Like Costanza, George W. Bush seems to be “doing the opposite”, and like Costanza, such a strategy works for a while, but then inevitably ends in disaster. Unlike Costanza, however, Bush's disaster is not just personal, but rather is lived upon our entire nation and most of the world. Fullilove writes:
...in its geopolitical incarnation, adherents to the Costanza doctrine cast aside many of the fundamental tenets they learnt at staff college or graduate school. Let me name a few.
First, military and diplomatic resources are finite and should be directed towards your greatest priority. An example of the opposite approach would be for a country that has been attacked by a non-state terrorist group to retaliate by removing a state regime that had nothing to do with the attack.
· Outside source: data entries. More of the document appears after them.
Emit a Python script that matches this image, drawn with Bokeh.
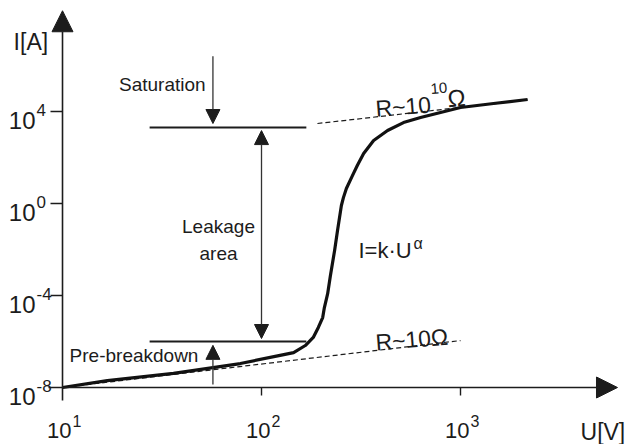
import numpy as np
from bokeh.plotting import figure
from bokeh.models import Range1d, Arrow, NormalHead
from bokeh.core.properties import value
from bokeh.embed import file_html
from bokeh.resources import INLINE

# ---------------- data ----------------
voltage = [10, 16.8, 36.1, 78.3, 124, 145, 166, 182, 193, 203, 207, 215, 222,
           233, 241, 252, 258, 267, 286, 303, 326, 366, 430, 517, 630, 1000,
           1466, 2173]
current = [1.0e-8, 2.0e-8, 4.1e-8, 1.1e-7, 2.5e-7, 3.3e-7, 6.7e-7, 1.5e-6,
           4.1e-6, 1.1e-5, 3.0e-5, 1.2e-4, 7.4e-4, 9.1e-3, 6.7e-2, 0.82, 1.8,
           4.5, 16, 45, 150, 550, 1500, 3300, 5500, 14900, 22300, 33300]

# asymptotes (dashed)
ohmic_low_U = [10, 1000]
ohmic_low_I = [1.0e-8, 1.1e-6]
ohmic_high_U = [191, 2173]
ohmic_high_I = [3.0e3, 3.2e4]

# level lines
level_U = [27.4, 168]
saturation_level = 2.0e3
prebreak_level = 1.0e-6

# indicator arrows
sat_arrow_U = 57
sat_arrow_I = [2.5e6, 3.0e3]
leak_arrow_U = 100
leak_arrow_I = [1.35e-6, 1480]
pre_arrow_U = 57
pre_arrow_I = [1.35e-8, 6.8e-7]

# axes
x_ticks = [10, 100, 1000]
x_tick_exp = ["1", "2", "3"]
y_ticks = [1e-8, 1e-4, 1, 1e4]
y_tick_exp = ["-8", "-4", "0", "4"]
axis_origin = (10, 1e-8)
x_axis_end = 6150
y_axis_end = 2.4e8

FONT = value("Liberation Sans")
INK = "#1c1c1c"
GREY = "#333333"
TILT = 0.08  # radians, slope of the resistance labels

p = figure(width=631, height=444, x_axis_type="log", y_axis_type="log",
           x_range=Range1d(10 ** 0.6884, 10 ** 3.8593),
           y_range=Range1d(10 ** -10.478, 10 ** 8.826),
           output_backend="svg", toolbar_location=None, min_border=0)
p.axis.visible = False
p.grid.visible = False
p.outline_line_color = None
p.background_fill_color = "white"
p.border_fill_color = "white"

ox, oy = axis_origin
# axis lines with arrowheads
p.add_layout(Arrow(x_start=ox, y_start=oy, x_end=x_axis_end, y_end=oy,
                   line_color=INK, line_width=1.6,
                   end=NormalHead(size=21, fill_color=INK, line_color=INK, line_width=1)))
p.add_layout(Arrow(x_start=ox, y_start=oy, x_end=ox, y_end=y_axis_end,
                   line_color=INK, line_width=1.6,
                   end=NormalHead(size=21, fill_color=INK, line_color=INK, line_width=1)))
# axis overshoots
p.ray(x=[ox], y=[oy], length=14, angle=np.pi, length_units="screen",
      line_color=INK, line_width=1.6)
p.ray(x=[ox], y=[oy], length=13, angle=-np.pi / 2, length_units="screen",
      line_color=INK, line_width=1.6)
# ticks
p.ray(x=x_ticks[1:], y=[oy] * (len(x_ticks) - 1), length=8, angle=-np.pi / 2,
      length_units="screen", line_color=INK, line_width=1.4)
p.ray(x=[ox] * (len(y_ticks) - 1), y=y_ticks[1:], length=12, angle=np.pi,
      length_units="screen", line_color=INK, line_width=1.4)

# tick labels: base "10" + superscript exponent
p.text(x=x_ticks, y=[oy] * len(x_ticks), text=["10"] * len(x_ticks),
       text_font=FONT, text_font_size="22px", text_align="right",
       text_baseline="alphabetic", x_offset=9, y_offset=43, text_color=INK)
p.text(x=x_ticks, y=[oy] * len(x_ticks), text=x_tick_exp,
       text_font=FONT, text_font_size="16px", text_align="left",
       text_baseline="alphabetic", x_offset=10, y_offset=33, text_color=INK)
p.text(x=[ox] * len(y_ticks), y=y_ticks, text=["10"] * len(y_ticks),
       text_font=FONT, text_font_size="24px", text_align="right",
       text_baseline="alphabetic", x_offset=-27, y_offset=9, text_color=INK)
p.text(x=[ox] * len(y_ticks), y=y_ticks, text=y_tick_exp,
       text_font=FONT, text_font_size="17px", text_align="left",
       text_baseline="alphabetic", x_offset=-26, y_offset=-2, text_color=INK)

# axis titles
p.text(x=[5.68], y=[1e7], text=["I[A]"], text_font=FONT, text_font_size="23px",
       text_align="left", text_baseline="alphabetic", text_color=INK)
p.text(x=[4010], y=[1.2e-10], text=["U[V]"], text_font=FONT, text_font_size="23px",
       text_align="left", text_baseline="alphabetic", text_color=INK)

# dashed asymptotes
p.line(ohmic_low_U, ohmic_low_I, line_color=INK, line_width=1.2, line_dash="5 3")
p.line(ohmic_high_U, ohmic_high_I, line_color=INK, line_width=1.2, line_dash="5 3")

# level lines
p.line(level_U, [saturation_level] * 2, line_color=INK, line_width=2)
p.line(level_U, [prebreak_level] * 2, line_color=INK, line_width=2)

# main curve
p.line(voltage, current, line_color="#111111", line_width=3.2, line_join="round")

# indicator arrows
def head():
    return NormalHead(size=14, fill_color=INK, line_color=INK, line_width=1)

p.add_layout(Arrow(x_start=sat_arrow_U, y_start=sat_arrow_I[0], x_end=sat_arrow_U,
                   y_end=sat_arrow_I[1], line_color=GREY, line_width=1.3, end=head()))
p.add_layout(Arrow(x_start=leak_arrow_U, y_start=leak_arrow_I[0], x_end=leak_arrow_U,
                   y_end=leak_arrow_I[1], line_color=GREY, line_width=1.3,
                   start=head(), end=head()))
p.add_layout(Arrow(x_start=pre_arrow_U, y_start=pre_arrow_I[0], x_end=pre_arrow_U,
                   y_end=pre_arrow_I[1], line_color=GREY, line_width=1.3, end=head()))

# annotations
p.text(x=[52.4], y=[1.5e5], text=["Saturation"], text_font=FONT, text_font_size="19px",
       text_align="right", text_baseline="middle", text_color=INK)
p.text(x=[60.8, 60.8], y=[0.1, 6.8e-3], text=["Leakage", "area"], text_font=FONT,
       text_font_size="19px", text_align="center", text_baseline="alphabetic",
       text_color=INK)
p.text(x=[48.2], y=[2.5e-7], text=["Pre-breakdown"], text_font=FONT,
       text_font_size="19px", text_align="right", text_baseline="middle", text_color=INK)
p.text(x=[307], y=[9.1e-3], text=["I=k\u00b7U"], text_font=FONT, text_font_size="22px",
       text_align="left", text_baseline="middle", text_color=INK)
p.text(x=[581], y=[0.018], text=["\u03b1"], text_font=FONT, text_font_size="16px",
       text_align="left", text_baseline="middle", text_color=INK)
p.text(x=[374], y=[9.05e-7], text=["R~10\u03a9"], text_font=FONT, text_font_size="23px",
       text_align="left", text_baseline="alphabetic", text_color=INK, angle=TILT)
p.text(x=[374], y=[1.3e4], text=["R~10"], text_font=FONT, text_font_size="23px",
       text_align="left", text_baseline="alphabetic", text_color=INK, angle=TILT)
p.text(x=[707], y=[9.5e4], text=["10"], text_font=FONT, text_font_size="15px",
       text_align="left", text_baseline="alphabetic", text_color=INK, angle=TILT)
p.text(x=[861], y=[3.6e4], text=["\u03a9"], text_font=FONT, text_font_size="24px",
       text_align="left", text_baseline="alphabetic", text_color=INK, angle=TILT)

open("out.html", "w").write(file_html(p, INLINE))
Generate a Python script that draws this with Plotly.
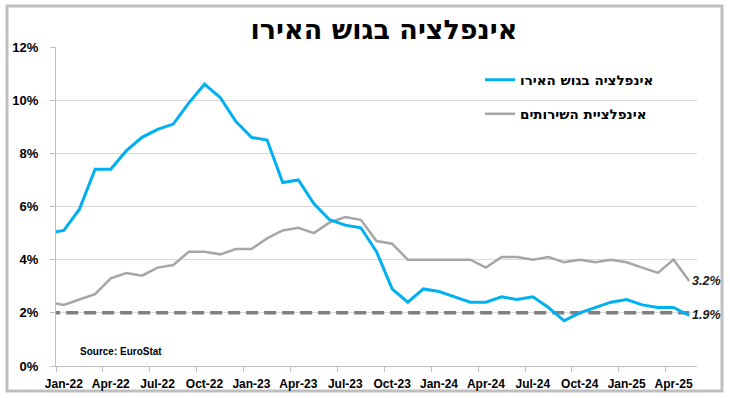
import plotly.graph_objects as go

# ---- data ----
FIRST_MONTH_INDEX = -1  # Dec-21 (partially visible at the left edge)
HEADLINE = [5.0,
            5.1, 5.9, 7.4, 7.4, 8.1, 8.6, 8.9, 9.1, 9.9, 10.6, 10.1, 9.2,
            8.6, 8.5, 6.9, 7.0, 6.1, 5.5, 5.3, 5.2, 4.3, 2.9, 2.4, 2.9,
            2.8, 2.6, 2.4, 2.4, 2.6, 2.5, 2.6, 2.2, 1.7, 2.0, 2.2, 2.4,
            2.5, 2.3, 2.2, 2.2, 1.9]
SERVICES = [2.4,
            2.3, 2.5, 2.7, 3.3, 3.5, 3.4, 3.7, 3.8, 4.3, 4.3, 4.2, 4.4,
            4.4, 4.8, 5.1, 5.2, 5.0, 5.4, 5.6, 5.5, 4.7, 4.6, 4.0, 4.0,
            4.0, 4.0, 4.0, 3.7, 4.1, 4.1, 4.0, 4.1, 3.9, 4.0, 3.9, 4.0,
            3.9, 3.7, 3.5, 4.0, 3.2]
TICK_LABELS = ["Jan-22", "Apr-22", "Jul-22", "Oct-22", "Jan-23", "Apr-23", "Jul-23",
               "Oct-23", "Jan-24", "Apr-24", "Jul-24", "Oct-24", "Jan-25", "Apr-25"]
TICK_STEP = 3
Y_TICKS = [0, 2, 4, 6, 8, 10, 12]
TARGET = 2.0
NAME_HEADLINE = "אינפלציה בגוש האירו"
NAME_SERVICES = "אינפלציית השירותים"
TITLE = "אינפלציה בגוש האירו"
SOURCE = "Source: EuroStat"

x = list(range(FIRST_MONTH_INDEX, FIRST_MONTH_INDEX + len(HEADLINE)))
last_x = x[-1]
tickvals = [i * TICK_STEP for i in range(len(TICK_LABELS))]
boundaries = [v - 0.5 for v in tickvals]

FONT = "Liberation Sans, Arial, DejaVu Sans, sans-serif"
HEB_FONT = "DejaVu Sans, Arial, sans-serif"
BLUE = "#00b0f0"
GRAY = "#a6a6a6"

fig = go.Figure()
fig.add_trace(go.Scatter(x=x, y=[TARGET] * len(x), mode="lines", showlegend=False,
                         hoverinfo="skip",
                         line=dict(color="#7f7f7f", width=3.5, dash="12px,6px")))
fig.add_trace(go.Scatter(x=x, y=SERVICES, mode="lines", name=NAME_SERVICES,
                         line=dict(color=GRAY, width=2.5), legend="legend2"))
fig.add_trace(go.Scatter(x=x, y=HEADLINE, mode="lines", name=NAME_HEADLINE,
                         line=dict(color=BLUE, width=3), legend="legend"))

# plot area: x 56..697, y 47..366
L, R, T, B = 56, 33, 47, 32
W, H = 730, 398
pw, ph = W - L - R, H - T - B

def px2x(p):
    return (p - L) / pw

def py2y(p):
    return (H - B - p) / ph

fig.add_shape(type="rect", xref="paper", yref="paper",
              x0=px2x(7), x1=px2x(722), y0=py2y(391), y1=py2y(6),
              line=dict(color="#bfbfbf", width=3), fillcolor="rgba(0,0,0,0)", layer="below")

for val in (HEADLINE[-1], SERVICES[-1]):
    fig.add_annotation(x=last_x, y=val, text=f"{val:.1f}%", showarrow=False,
                       xanchor="left", yanchor="middle", xshift=1,
                       font=dict(family=FONT, size=12.5, color="#1a1a1a", weight="bold", style="italic"))

fig.add_annotation(xref="paper", yref="paper", x=px2x(78), y=py2y(351), text=SOURCE,
                   showarrow=False, xanchor="left", yanchor="middle",
                   font=dict(family=FONT, size=10, color="#000", weight="bold"))

fig.update_layout(
    width=W, height=H,
    margin=dict(l=L, r=R, t=T, b=B, pad=0, autoexpand=False),
    paper_bgcolor="white", plot_bgcolor="white",
    font=dict(family=FONT, color="#000"),
    title=dict(text=TITLE, x=384 / W, xanchor="center", y=1 - 30 / H, yanchor="middle",
               yref="container",
               font=dict(family=HEB_FONT, size=27, color="#000", weight="bold")),
    legend=dict(x=px2x(480), y=py2y(80), xanchor="left", yanchor="middle",
                bgcolor="rgba(0,0,0,0)", itemwidth=30,
                font=dict(family=HEB_FONT, size=13.5, color="#000", weight="bold")),
    legend2=dict(x=px2x(480), y=py2y(114), xanchor="left", yanchor="middle",
                 bgcolor="rgba(0,0,0,0)", itemwidth=30,
                 font=dict(family=HEB_FONT, size=13.5, color="#000", weight="bold")),
    showlegend=True,
)

fig.update_xaxes(range=[-0.5, last_x + 0.5], tickmode="array", tickvals=tickvals,
                 ticktext=TICK_LABELS, ticks="", showgrid=False, zeroline=False,
                 showline=True, linecolor="#bfbfbf", linewidth=1, automargin=False,
                 tickfont=dict(family=FONT, size=12, color="#000", weight="bold"),
                 ticklabelstandoff=7,
                 minor=dict(tickmode="array", tickvals=boundaries, ticks="outside",
                            ticklen=5, tickcolor="#bfbfbf", tickwidth=1, showgrid=False))
fig.update_yaxes(range=[0, 12], tickmode="array", tickvals=Y_TICKS,
                 ticktext=[f"{v}%" for v in Y_TICKS], ticks="outside", ticklen=5,
                 tickcolor="#bfbfbf", showgrid=True, gridcolor="#d9d9d9", gridwidth=1,
                 zeroline=False, showline=True, linecolor="#bfbfbf", linewidth=1,
                 automargin=False, ticklabelstandoff=9,
                 tickfont=dict(family=FONT, size=13, color="#000", weight="bold"))

fig.write_html("out.html", config={"displayModeBar": False},
               post_script="document.body.style.margin='0px';")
Second, take care not to weaken your intimidatory powers through poor military performance. Aim for short, sharp victories (such as that in the 1991 Gulf war) that get your adversaries worrying about the extent of US power. The opposite would be to launch a war of choice involving the drawn-out occupation of an Arab country – the kind of thing that gets your allies worrying about the limits of US power.
Third, you get by with help from friends. Although the powerful are sometimes tempted to go it alone, international support helps determine the perceived legitimacy of an action, which affects its risk and costs. Building this support requires discussion and compromise. The opposite would be to spurn real negotiations, slough off your allies, bin multilateral agreements you do not like and declare that you are not bound by the rules that govern everyone else.
Fourth, state-building is hard. Few of the international efforts at state-building since the cold war’s end have succeeded. Luckily there are numberless reports identifying lessons learnt. The alternative would be to do the opposite of what those reports recommend, for example by deploying insufficient troops and dismantling any extant national institutions such as the army.
Fifth, democracy is a blessing that requires patient nurturing. The opposite approach would be to seek to impose democracy by force of arms on a population traumatised by decades of vicious and totalitarian rule.
Sixth, politics, like nature, abhors a vacuum. If two dangerous states are struggling for dominance of a strategic region, maintaining a balance between them may be the least worst option. The opposite would be to emasculate one of them, thereby greatly increasing the relative power of the other.
Finally, historians often cite the need for prudence in international relations, quoting the physician’s dictum: “First, do no harm.” The opposite would be: “Don’t think too much, just chance your arm and see what happens!”
I part with Fullilove's opinion, however, when he states that the Costanza Doctrine is based on “hope.” I would argue that nothing could be further from the truth. Rather, the “Opposite” Theory is based on laziness, ineptitude and lack of introspection; and his decisions are made out of desperation. Like Costanza, Bush has lived a life of failure and lacks the proper self-realization to correct his deficiencies.
“...and you want to be my latex salesman.”